In the majority of North Carolina school districts, local school boards are an example of shared decision-making between a county and municipalities. Some regional entities also exist, particularly those that have been established through local initiatives with support of non-governmental entities.

Funding

The largest source of shared revenue across a county and municipalities within its borders is local sales tax. Revenue collected through occupancy tax at the county level also sometimes shared with municipalities for tourism-related expenditures, such as construction of performing arts centers or to promote tourism. Federal funds are often distributed by the state to county agencies that may use them to deliver services through municipalities.

Services

While the delivery of public services is the designated responsibility of a specific local government entity, there is some overlapping authority. Joint delivery agreements exist to ensure adequate support and efficient delivery of public services. For example, several counties have joined together to form a purchasing cooperative to support child nutrition. In some counties, emergency response management is shared across county and municipalities through shared service agreements.
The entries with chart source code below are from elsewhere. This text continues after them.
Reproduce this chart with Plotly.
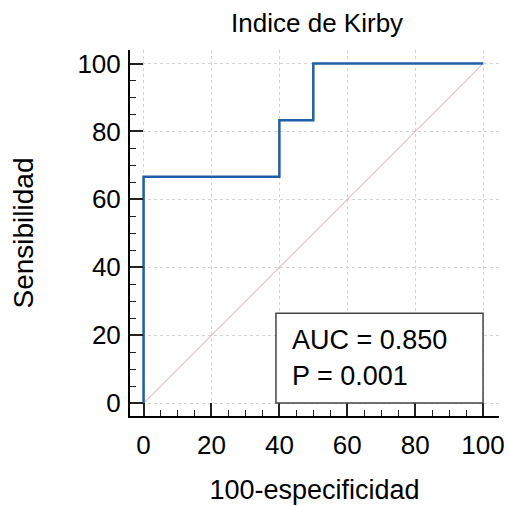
import plotly.graph_objects as go

# ROC curve data
fpr = [0, 0, 40, 40, 50, 50, 100]
tpr = [0, 66.67, 66.67, 83.33, 83.33, 100, 100]
diag_x = [0, 100]
diag_y = [0, 100]
title_text = "Indice de Kirby"
x_title = "100-especificidad"
y_title = "Sensibilidad"
auc_text = "AUC = 0.850"
p_text = "P = 0.001"
tick_vals = [0, 20, 40, 60, 80, 100]

FONT = "Liberation Sans, Arial, sans-serif"

fig = go.Figure()
fig.add_trace(go.Scatter(x=diag_x, y=diag_y, mode="lines",
                         line=dict(color="#e2a3a8", width=1), hoverinfo="skip"))
fig.add_trace(go.Scatter(x=fpr, y=tpr, mode="lines",
                         line=dict(color="#1f5ea8", width=2.5, shape="linear")))

axis_common = dict(
    showline=True, linecolor="black", linewidth=2,
    ticks="inside", ticklen=13, tickwidth=1.5, tickcolor="#222",
    tickvals=tick_vals,
    minor=dict(dtick=5, ticks="inside", ticklen=6, tickwidth=1, tickcolor="#222", showgrid=False),
    showgrid=True, gridcolor="#d4d4d4", griddash="dot", gridwidth=1,
    zeroline=False, mirror=False, automargin=False,
    tickfont=dict(size=26, color="black", family=FONT),
)

fig.update_layout(
    width=509, height=506,
    margin=dict(l=130, r=10, t=50, b=90),
    plot_bgcolor="white", paper_bgcolor="white",
    showlegend=False,
    title=dict(text=title_text, x=0.623, xanchor="center", y=0.955, yanchor="middle",
               font=dict(size=26, color="black", family=FONT)),
    xaxis=dict(range=[-4, 104.7], title=dict(text=x_title, standoff=21,
               font=dict(size=27, color="black", family=FONT)),
               ticklabelstandoff=5, **axis_common),
    yaxis=dict(range=[-3.8, 104], title=dict(text=y_title, standoff=36,
               font=dict(size=28, color="black", family=FONT)),
               ticklabelstandoff=2, **axis_common),
)

fig.add_shape(type="rect", xref="x", yref="y", x0=39, x1=100, y0=0, y1=26.5,
              line=dict(color="#444", width=1.5), fillcolor="white", layer="above")
fig.add_annotation(xref="x", yref="y", x=43, y=18.5, text=auc_text, showarrow=False,
                   xanchor="left", yanchor="middle",
                   font=dict(size=27, color="black", family=FONT))
fig.add_annotation(xref="x", yref="y", x=43, y=8, text=p_text, showarrow=False,
                   xanchor="left", yanchor="middle",
                   font=dict(size=27, color="black", family=FONT))

fig.write_html("out.html")
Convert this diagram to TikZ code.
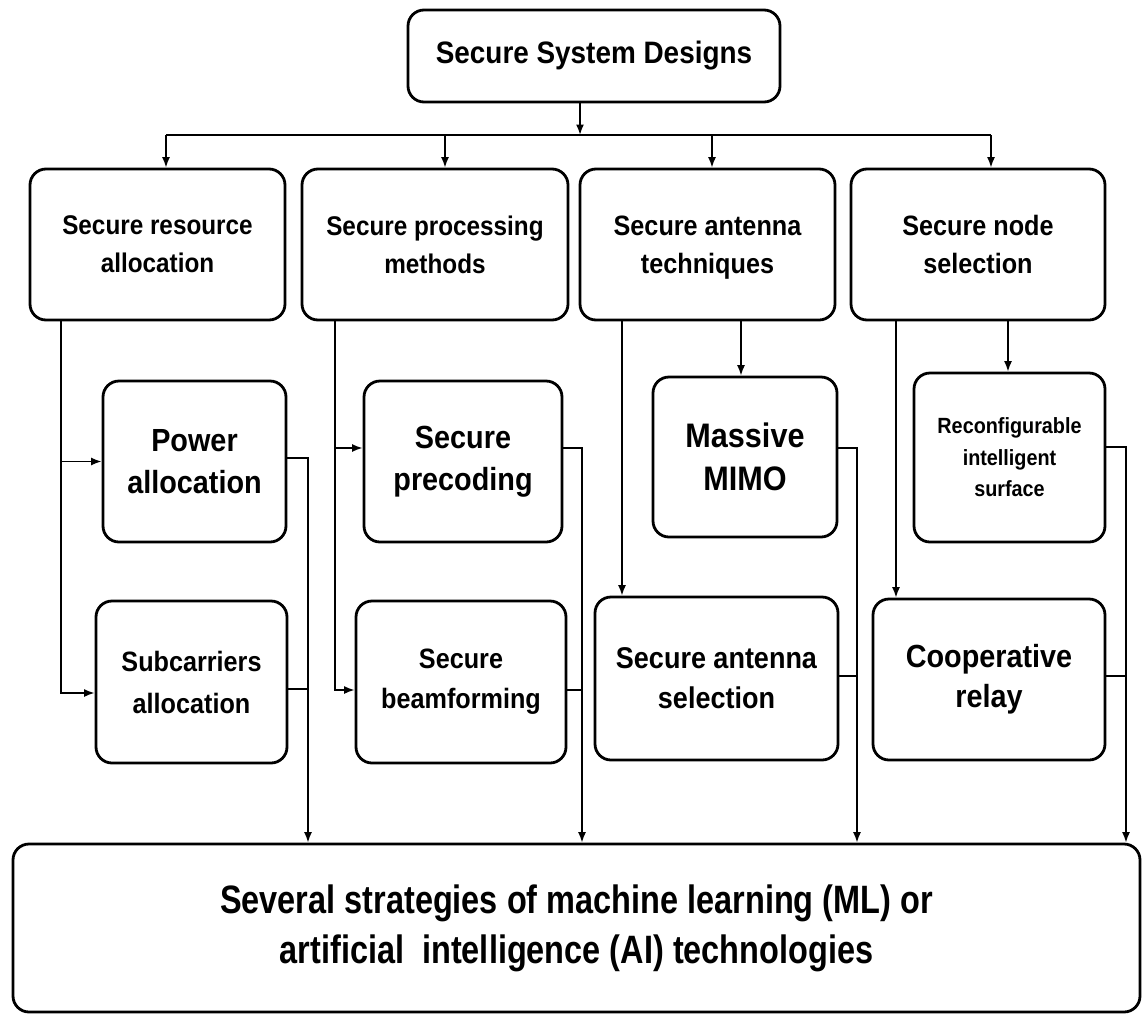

How Do Policies Get Implemented?

The county and municipal budgets are tools to expand early childhood investments in your community. In addition, there are other local policy levers available. Budgets and legislative acts are referred to as ordinances when enacted by local governments.

Budget Ordinance

The Budget Ordinance is prepared by the Budget Officer to establish spending priorities and revenue collection anticipated by a local government entity. The Budget Ordinance is then implemented under the coordination of a Budget Officer and Finance Officer and with the support of local agency leadership.

See the NC Department of Treasury Policy Manual for Local Governments for sample documents and more information.

Local Policy

This is rule of conduct passed by a local governing body to establish local laws. These extend beyond policymaking areas with a fiscal impact and can include regulations seeking to curb or incentivize certain behaviors (such as a noise ordinance).

Resolutions

Resolutions are non-binding statements adopted by local governments that can serve to promote or seek action on an issue by the appropriate decision-makers. For example, resolutions by local government entities have been used to recognize an important person or date in the community’s history or call on state policymakers to enact legislation. Resolutions have been popular in NC to support the Week of the Young Child.

Internal Administration Practice

For administration of programs and services, there is some capacity for developing manuals of practice and procedure within agencies or for specific functions. While most rules are set by federal and state legislation to govern the administration of education and social service programs, there remain areas of rule-making of local government. In the process of designing rules, there are often opportunities for input at public meetings or written comments.

Motions or Orders

These are generally defined as the process by which a local government entity makes their decisions known.